= Data segment =
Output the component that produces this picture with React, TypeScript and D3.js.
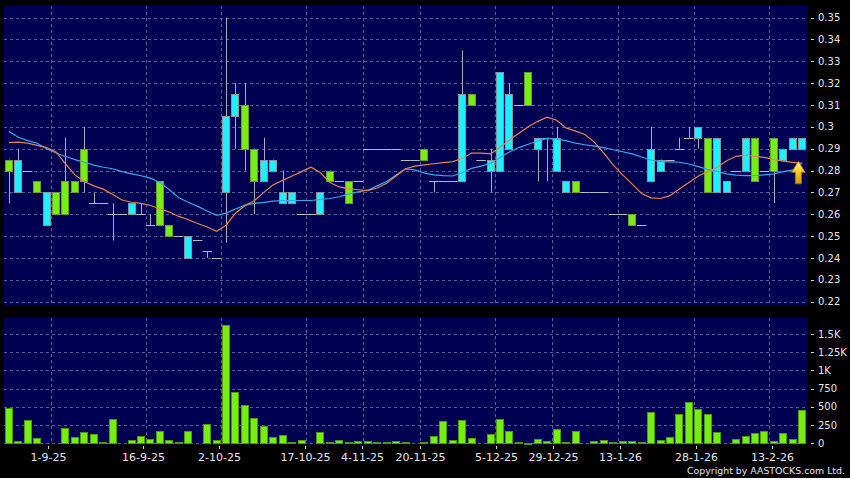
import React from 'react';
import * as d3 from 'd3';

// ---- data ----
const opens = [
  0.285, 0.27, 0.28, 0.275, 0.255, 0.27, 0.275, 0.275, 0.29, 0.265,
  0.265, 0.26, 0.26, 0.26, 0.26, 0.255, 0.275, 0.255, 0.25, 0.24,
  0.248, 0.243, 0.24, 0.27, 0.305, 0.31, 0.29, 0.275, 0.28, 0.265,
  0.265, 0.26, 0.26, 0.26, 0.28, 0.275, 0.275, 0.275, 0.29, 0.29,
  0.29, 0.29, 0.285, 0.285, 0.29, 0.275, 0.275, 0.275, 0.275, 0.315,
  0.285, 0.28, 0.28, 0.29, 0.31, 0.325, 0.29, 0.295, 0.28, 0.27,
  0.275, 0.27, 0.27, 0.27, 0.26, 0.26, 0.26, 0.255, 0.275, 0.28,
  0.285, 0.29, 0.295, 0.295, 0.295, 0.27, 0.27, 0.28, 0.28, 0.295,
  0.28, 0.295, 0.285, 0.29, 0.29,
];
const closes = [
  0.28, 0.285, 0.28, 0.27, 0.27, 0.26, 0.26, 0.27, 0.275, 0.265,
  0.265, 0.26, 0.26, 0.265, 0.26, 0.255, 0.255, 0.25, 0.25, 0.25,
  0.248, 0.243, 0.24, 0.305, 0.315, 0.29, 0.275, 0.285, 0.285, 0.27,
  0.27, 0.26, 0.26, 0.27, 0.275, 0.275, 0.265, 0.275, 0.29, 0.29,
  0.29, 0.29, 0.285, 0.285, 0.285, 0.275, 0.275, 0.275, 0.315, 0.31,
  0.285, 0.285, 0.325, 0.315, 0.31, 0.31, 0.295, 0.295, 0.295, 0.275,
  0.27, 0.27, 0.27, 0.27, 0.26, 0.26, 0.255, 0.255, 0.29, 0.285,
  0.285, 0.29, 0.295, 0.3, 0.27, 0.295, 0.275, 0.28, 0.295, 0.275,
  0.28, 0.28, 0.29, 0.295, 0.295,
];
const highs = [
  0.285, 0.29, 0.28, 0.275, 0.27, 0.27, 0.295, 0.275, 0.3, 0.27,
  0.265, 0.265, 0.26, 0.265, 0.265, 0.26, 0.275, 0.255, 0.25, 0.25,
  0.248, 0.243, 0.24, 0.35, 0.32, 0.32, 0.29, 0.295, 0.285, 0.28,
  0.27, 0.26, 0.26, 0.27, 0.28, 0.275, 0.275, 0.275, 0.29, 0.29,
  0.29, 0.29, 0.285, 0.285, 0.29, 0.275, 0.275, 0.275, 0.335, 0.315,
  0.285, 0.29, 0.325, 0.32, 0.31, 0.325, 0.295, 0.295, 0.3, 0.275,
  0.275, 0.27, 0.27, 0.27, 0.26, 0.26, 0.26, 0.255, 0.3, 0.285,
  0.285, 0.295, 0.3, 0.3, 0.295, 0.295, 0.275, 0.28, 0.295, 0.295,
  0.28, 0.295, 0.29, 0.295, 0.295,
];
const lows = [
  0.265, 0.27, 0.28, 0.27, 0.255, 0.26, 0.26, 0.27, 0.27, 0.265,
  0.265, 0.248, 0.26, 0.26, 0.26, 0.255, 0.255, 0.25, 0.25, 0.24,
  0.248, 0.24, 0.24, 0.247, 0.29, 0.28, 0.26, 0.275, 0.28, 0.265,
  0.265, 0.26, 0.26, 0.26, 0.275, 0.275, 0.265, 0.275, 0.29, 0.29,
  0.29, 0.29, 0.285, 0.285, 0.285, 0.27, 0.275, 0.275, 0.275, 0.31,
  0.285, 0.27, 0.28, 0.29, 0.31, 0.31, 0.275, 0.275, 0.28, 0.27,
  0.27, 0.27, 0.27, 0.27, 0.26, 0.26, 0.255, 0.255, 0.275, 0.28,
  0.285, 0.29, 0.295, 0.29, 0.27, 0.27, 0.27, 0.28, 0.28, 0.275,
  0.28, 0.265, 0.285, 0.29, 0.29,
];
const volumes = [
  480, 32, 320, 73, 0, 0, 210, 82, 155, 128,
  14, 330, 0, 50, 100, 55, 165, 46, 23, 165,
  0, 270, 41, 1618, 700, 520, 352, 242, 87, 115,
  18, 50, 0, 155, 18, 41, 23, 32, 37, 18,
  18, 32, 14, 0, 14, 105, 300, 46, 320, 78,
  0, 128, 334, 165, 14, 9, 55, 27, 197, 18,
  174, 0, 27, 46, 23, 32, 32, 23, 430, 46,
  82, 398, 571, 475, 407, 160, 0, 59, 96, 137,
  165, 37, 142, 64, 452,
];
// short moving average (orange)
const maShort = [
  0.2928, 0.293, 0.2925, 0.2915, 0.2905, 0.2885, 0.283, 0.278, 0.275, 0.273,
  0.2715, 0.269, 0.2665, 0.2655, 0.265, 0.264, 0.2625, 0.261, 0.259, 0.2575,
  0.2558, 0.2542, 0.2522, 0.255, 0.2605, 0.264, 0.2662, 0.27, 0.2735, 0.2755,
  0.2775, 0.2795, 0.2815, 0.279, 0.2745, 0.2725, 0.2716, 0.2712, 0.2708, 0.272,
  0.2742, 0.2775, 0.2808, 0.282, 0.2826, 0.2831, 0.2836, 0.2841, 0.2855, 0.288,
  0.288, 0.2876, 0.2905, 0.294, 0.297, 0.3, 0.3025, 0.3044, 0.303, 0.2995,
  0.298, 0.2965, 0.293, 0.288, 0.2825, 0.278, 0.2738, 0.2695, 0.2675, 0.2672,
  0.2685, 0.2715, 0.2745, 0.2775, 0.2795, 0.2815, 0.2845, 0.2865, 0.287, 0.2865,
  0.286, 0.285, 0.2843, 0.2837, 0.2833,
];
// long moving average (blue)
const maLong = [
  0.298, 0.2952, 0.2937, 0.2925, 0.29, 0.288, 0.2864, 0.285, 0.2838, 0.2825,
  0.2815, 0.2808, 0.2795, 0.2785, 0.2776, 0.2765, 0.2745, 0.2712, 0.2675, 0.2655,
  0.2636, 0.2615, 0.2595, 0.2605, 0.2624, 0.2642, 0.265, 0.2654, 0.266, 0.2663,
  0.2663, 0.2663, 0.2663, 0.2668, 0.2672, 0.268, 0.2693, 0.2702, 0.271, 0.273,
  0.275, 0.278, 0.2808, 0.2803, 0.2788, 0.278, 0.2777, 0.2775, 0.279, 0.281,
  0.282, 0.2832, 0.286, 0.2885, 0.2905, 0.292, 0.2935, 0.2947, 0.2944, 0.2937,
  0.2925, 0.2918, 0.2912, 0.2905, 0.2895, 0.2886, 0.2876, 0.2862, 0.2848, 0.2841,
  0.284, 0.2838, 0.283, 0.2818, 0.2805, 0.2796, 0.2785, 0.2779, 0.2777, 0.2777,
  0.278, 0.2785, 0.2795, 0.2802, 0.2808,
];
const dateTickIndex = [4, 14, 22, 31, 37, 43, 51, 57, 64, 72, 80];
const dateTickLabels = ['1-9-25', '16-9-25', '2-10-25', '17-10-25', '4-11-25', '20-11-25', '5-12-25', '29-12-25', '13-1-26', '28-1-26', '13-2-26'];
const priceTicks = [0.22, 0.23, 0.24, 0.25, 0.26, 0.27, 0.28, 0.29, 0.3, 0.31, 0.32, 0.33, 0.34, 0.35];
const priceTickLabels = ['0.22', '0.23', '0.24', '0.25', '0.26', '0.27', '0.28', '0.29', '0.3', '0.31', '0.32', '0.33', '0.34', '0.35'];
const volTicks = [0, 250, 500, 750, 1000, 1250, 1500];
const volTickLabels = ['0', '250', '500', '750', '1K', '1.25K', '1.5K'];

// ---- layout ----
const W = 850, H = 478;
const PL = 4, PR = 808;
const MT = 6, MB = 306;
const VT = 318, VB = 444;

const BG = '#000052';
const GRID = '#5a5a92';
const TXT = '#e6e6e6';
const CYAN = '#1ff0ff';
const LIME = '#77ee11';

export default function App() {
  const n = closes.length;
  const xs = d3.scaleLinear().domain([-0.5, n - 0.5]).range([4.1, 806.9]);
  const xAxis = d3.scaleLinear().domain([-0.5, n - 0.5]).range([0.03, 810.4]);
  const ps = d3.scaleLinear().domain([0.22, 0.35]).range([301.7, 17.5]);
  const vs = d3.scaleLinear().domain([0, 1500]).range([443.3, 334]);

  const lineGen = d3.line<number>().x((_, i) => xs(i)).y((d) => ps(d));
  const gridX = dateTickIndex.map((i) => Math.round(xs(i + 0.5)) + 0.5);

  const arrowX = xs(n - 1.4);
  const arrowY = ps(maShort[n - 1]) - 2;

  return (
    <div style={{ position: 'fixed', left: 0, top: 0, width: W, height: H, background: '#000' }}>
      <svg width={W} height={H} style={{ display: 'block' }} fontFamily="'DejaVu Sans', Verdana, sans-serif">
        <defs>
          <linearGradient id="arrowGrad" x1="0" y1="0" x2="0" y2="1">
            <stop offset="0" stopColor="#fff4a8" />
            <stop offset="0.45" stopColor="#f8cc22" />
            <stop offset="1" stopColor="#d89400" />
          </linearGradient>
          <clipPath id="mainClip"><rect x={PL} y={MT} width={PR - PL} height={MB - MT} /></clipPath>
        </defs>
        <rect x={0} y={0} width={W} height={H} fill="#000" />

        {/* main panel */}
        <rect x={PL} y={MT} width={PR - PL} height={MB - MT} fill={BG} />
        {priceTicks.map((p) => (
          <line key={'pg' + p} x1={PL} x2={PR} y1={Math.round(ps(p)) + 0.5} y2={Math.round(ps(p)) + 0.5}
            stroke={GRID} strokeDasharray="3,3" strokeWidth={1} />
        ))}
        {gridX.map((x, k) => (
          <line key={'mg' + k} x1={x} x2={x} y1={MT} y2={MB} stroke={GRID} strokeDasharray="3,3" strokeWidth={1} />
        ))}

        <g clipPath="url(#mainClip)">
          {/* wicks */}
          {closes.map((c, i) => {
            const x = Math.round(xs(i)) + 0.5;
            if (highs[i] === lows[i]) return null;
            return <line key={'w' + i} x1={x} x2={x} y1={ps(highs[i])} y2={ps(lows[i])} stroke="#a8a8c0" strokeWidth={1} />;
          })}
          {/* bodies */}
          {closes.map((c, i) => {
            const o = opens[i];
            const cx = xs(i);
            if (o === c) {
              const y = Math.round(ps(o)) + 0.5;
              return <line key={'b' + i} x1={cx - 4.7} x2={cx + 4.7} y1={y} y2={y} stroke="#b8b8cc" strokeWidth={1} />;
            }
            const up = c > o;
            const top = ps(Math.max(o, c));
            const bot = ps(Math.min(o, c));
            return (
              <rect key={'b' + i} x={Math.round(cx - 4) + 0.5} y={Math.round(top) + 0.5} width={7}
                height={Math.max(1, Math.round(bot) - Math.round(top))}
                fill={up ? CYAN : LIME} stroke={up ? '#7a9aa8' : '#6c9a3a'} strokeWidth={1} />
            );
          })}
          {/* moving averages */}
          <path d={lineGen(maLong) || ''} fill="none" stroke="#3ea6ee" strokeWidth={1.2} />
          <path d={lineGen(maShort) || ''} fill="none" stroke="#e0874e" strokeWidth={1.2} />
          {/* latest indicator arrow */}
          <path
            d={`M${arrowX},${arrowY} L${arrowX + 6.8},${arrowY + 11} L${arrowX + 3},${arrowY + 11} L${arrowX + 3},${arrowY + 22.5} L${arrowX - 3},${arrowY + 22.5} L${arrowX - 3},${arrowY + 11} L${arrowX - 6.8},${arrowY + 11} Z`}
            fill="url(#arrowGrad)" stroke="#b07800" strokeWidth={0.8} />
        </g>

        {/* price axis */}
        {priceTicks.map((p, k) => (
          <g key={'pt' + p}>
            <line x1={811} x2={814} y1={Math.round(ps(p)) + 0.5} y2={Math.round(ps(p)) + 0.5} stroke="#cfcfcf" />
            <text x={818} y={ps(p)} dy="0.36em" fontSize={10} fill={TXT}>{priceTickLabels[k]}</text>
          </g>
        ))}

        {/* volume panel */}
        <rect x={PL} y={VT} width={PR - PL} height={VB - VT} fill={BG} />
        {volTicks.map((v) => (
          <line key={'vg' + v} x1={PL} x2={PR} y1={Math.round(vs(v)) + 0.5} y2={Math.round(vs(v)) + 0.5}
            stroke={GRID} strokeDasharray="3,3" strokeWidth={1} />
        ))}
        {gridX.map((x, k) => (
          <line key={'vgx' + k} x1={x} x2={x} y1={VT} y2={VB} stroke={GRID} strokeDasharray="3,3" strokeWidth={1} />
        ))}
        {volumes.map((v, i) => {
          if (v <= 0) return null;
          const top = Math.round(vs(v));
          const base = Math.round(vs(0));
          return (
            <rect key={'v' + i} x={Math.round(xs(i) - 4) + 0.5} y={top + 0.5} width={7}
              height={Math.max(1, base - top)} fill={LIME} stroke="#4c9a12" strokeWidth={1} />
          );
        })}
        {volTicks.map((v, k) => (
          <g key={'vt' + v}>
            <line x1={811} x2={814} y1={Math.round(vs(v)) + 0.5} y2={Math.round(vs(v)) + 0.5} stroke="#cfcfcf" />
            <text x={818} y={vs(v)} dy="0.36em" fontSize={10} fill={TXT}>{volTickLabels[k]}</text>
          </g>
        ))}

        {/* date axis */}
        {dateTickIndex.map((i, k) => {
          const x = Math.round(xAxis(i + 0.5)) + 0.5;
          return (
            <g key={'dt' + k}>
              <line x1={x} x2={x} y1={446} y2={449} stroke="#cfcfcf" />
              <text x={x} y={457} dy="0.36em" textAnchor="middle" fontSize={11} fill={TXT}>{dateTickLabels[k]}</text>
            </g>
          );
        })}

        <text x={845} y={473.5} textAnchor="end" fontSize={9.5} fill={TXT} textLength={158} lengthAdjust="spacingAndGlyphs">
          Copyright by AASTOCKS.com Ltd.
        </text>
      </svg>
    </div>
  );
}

= Given problem =
Emit the lines of the material exactly, from its first line to the line containing "import * as d3 from 'd3';", inclusive; leave every picture out.

= Output of the task =
Output the component that produces this picture with React, TypeScript and D3.js.
import React from 'react';
import * as d3 from 'd3';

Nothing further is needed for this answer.